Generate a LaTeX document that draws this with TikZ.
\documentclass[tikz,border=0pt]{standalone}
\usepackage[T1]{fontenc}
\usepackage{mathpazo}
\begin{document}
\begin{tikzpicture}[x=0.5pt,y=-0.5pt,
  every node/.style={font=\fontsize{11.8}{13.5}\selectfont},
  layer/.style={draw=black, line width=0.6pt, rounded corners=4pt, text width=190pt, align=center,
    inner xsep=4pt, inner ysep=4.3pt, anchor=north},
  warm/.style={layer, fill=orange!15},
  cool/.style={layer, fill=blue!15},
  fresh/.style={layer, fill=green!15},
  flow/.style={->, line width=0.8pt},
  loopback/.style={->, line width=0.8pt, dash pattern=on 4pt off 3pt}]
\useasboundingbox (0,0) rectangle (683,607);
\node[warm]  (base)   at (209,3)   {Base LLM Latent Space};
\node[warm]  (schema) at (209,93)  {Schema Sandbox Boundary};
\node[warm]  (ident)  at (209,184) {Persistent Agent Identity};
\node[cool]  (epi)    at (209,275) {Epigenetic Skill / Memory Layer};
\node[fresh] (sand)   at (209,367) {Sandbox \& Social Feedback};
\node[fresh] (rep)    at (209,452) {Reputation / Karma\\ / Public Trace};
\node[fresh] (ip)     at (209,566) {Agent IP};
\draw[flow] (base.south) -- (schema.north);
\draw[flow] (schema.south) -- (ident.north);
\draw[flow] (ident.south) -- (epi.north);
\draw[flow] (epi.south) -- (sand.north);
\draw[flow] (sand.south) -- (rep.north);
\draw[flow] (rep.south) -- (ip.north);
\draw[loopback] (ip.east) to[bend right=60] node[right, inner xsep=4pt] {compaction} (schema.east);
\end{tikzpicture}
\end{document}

────

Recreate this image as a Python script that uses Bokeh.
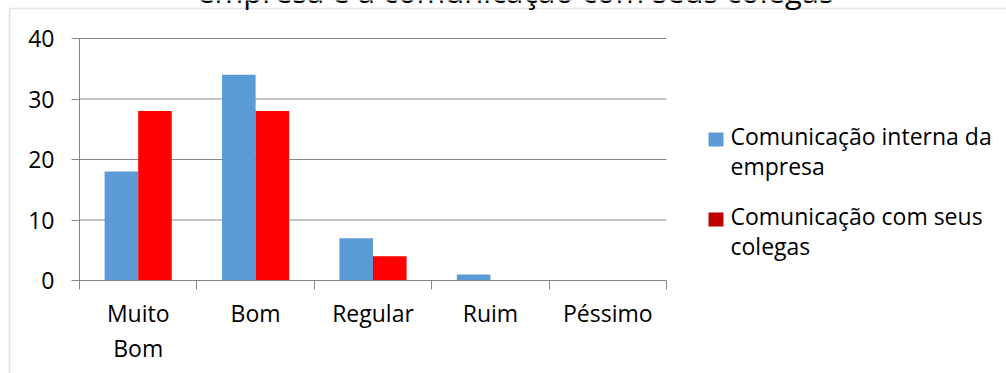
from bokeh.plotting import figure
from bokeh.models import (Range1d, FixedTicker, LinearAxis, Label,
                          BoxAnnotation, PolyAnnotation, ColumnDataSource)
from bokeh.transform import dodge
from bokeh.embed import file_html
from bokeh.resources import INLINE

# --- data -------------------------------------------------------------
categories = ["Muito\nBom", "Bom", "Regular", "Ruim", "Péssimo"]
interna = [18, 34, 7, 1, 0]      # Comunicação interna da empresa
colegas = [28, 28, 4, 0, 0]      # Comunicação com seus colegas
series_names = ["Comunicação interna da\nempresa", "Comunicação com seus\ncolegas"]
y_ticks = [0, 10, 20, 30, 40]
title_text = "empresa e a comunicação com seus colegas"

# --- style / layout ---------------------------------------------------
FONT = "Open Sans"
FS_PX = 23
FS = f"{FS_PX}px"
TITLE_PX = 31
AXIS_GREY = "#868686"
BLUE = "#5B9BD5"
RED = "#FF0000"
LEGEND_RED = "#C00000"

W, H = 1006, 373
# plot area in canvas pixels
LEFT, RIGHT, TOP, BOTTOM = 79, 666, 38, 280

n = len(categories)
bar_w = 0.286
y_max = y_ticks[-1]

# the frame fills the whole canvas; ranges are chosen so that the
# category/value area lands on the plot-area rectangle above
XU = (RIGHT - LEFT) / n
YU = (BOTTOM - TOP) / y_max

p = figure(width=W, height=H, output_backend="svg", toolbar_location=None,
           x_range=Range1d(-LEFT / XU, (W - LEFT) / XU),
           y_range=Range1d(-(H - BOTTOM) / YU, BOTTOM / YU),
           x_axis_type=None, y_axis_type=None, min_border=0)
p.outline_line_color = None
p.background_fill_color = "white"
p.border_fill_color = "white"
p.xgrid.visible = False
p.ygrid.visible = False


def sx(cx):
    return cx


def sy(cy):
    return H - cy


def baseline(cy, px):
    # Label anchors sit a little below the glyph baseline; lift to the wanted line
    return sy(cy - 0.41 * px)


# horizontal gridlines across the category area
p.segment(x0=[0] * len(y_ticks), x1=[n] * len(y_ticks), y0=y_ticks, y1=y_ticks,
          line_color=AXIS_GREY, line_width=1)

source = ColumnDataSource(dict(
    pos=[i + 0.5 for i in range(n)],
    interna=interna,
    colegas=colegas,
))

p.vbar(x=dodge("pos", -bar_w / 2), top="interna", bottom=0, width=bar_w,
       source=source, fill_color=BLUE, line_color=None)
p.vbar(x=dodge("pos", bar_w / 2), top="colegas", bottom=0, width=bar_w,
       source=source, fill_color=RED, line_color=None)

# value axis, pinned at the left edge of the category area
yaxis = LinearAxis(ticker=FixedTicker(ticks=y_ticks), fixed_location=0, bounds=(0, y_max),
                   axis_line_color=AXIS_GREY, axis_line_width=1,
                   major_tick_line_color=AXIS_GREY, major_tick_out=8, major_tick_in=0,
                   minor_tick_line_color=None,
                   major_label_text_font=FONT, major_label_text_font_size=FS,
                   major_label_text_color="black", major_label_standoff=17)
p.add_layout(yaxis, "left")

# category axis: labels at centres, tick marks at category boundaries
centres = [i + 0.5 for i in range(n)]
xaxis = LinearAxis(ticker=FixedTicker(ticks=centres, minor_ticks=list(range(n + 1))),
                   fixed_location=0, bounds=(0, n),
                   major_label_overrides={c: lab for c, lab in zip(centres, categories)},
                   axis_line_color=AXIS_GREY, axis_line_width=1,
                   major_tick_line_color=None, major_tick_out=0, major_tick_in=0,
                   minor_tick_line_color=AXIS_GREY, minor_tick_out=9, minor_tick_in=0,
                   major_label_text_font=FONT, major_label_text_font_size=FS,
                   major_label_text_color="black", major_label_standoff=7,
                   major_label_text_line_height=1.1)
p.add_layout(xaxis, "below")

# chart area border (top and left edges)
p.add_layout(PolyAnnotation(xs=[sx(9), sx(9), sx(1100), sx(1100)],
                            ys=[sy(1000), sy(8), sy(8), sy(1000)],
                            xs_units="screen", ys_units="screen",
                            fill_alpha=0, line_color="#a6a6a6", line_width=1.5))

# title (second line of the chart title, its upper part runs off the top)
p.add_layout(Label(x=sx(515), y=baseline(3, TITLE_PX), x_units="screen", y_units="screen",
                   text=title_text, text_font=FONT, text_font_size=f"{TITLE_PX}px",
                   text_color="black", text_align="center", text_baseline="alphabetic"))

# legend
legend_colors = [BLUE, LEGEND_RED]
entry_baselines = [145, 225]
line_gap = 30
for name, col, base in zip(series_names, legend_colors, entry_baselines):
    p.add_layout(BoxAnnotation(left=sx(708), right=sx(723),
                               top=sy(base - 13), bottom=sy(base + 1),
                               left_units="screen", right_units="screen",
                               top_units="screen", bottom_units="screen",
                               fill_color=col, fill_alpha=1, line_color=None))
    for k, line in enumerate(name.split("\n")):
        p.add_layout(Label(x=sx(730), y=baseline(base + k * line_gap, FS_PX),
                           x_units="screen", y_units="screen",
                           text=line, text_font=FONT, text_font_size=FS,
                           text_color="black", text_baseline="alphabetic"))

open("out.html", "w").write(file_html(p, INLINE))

────

• [Prompt]
Looking at the data above, how many lines hold the word "this"? Respond with the number alone.

• [Correct result]
2